N. V. Kornilov, A. B. Kagalenko
Nuclear Science and Engineering | Volume 120 | Number 1 | May 1995 | Pages 55-64
Technical Paper | doi.org/10.13182/NSE120-55
Articles are hosted by Taylor and Francis Online.
Inelastic scattered neutron spectra and fission neutron spectra for 235U and 238U at incident neutron energies of 1.17, 1.79, and 2.19 MeV were measured by the neutron time-of-flight spectrometer at the Institute of Physics and Power Engineering. A solid tritium target was used as the neutron source. The experimental data were simulated by a Monte Carlo code. The interaction of beam protons inside the target, the reaction kinematics, and multiple scattering in the samples were taken into account. The data were normalized with respect to the C(n,n) and 235U(n,f) standard reaction cross sections. The experimental results were verified against absolute fission spectrum measurements by using well-known fission cross-section and v values.
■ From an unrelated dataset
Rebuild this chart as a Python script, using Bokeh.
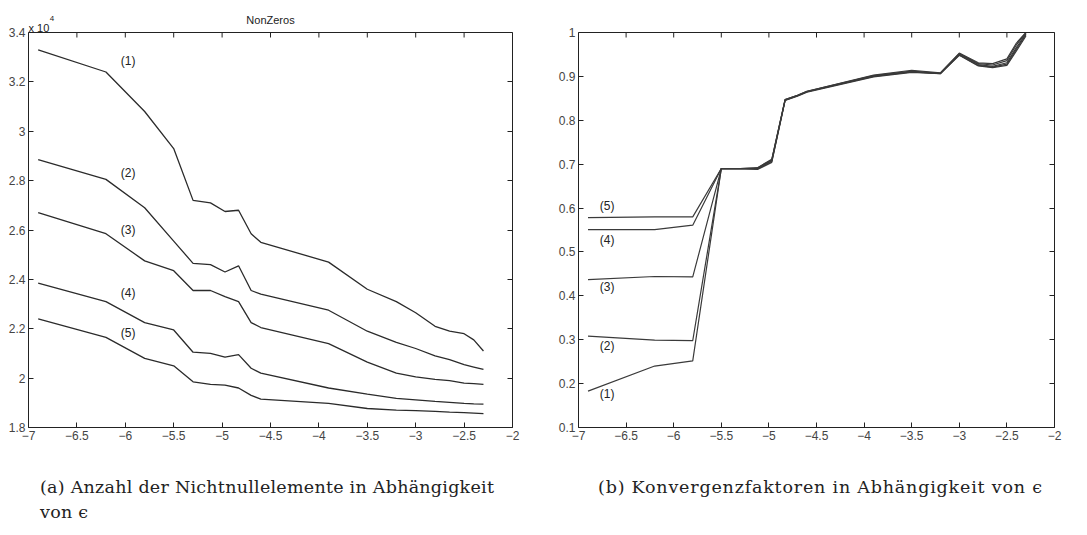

The Maxwell distribution parameters for the fission spectra, the total inelastic scattering cross sections, and the inelastic scattered neutron spectra were derived. The results of this work confirm the ENDF/B-VI evaluations for 235U. The total inelastic cross sections for 238U are very close to those of ENDF/B-VI. However, substantial discrepancies exist between our experimental data for 238U and the ENDF/B- VI and JENDL-3 evaluations concerning the excitation functions for levels between 0.5 and 1.2 MeV and continuum spectra.